The compounds used for this method offer a unique cream or white coloring in the finished leather, which is why it’s referred to as wet-white leather. Some tanners also add emulsified oils to the process, which adds a softness to the leather, plus they allow them to be washed without damage. Aldehyde-tanned leather is often used for chamois, which are absorbent and generally used for cleaning and polishing, as well as baby shoes and in automobiles.

The downside to this tanning method is that the leather is more sensitive to a combination of moisture and heat, which could harden and then shrink the leather, so it must be properly protected and maintained.

Smoke-Tanned Leather

Smoke tanning is another option, though it isn’t used by most leather manufacturers. Instead, those doing their tanning for personal use or selling furs may try this method.

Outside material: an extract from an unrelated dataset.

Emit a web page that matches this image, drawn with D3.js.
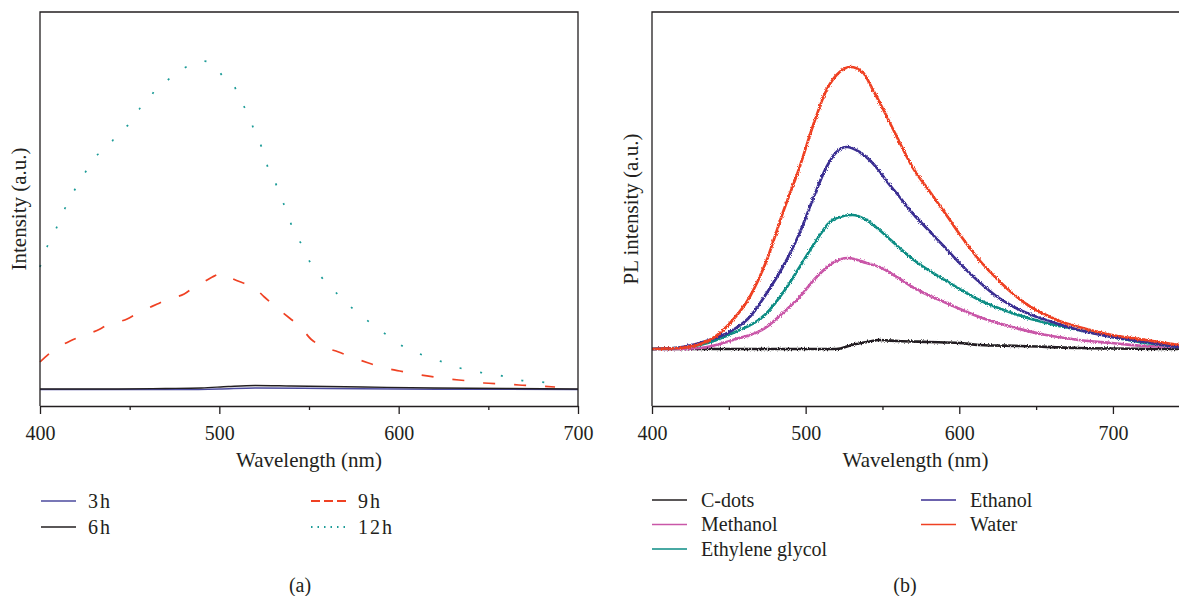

It doesn’t involve any chemicals or oils since it uses only smoke to eliminate the moisture from the leather while waterproofing the surface.

The smoke also adds darkness to the leather, which gives it a fantastic appearance without looking dirty. Smoke tanning also makes the leather washable when needed. It is a long process, though, requiring almost hardened hardwood. You also need to be extra careful to keep the flames far from the leather to avoid damage.

Different forms of leather

Final Thoughts

With so many different forms of leather available, it can be hard to know which one is best. Luckily, there are some distinctive differences between them. Chrome tanning is the quickest method, offering consistent and versatile results, though the chemicals aren’t eco-friendly. Vegetable-tanned leather uses only natural ingredients that offer a unique finish and a wide range of uses but it is a much longer process.

Aldehyde chrome-free tanning has a distinctive look and is more stable when it comes to moisture, though it can be damaged under too much heat. Smoke tanning is the safest method and can be done by anyone, though it takes a great deal of time and effort to complete the process.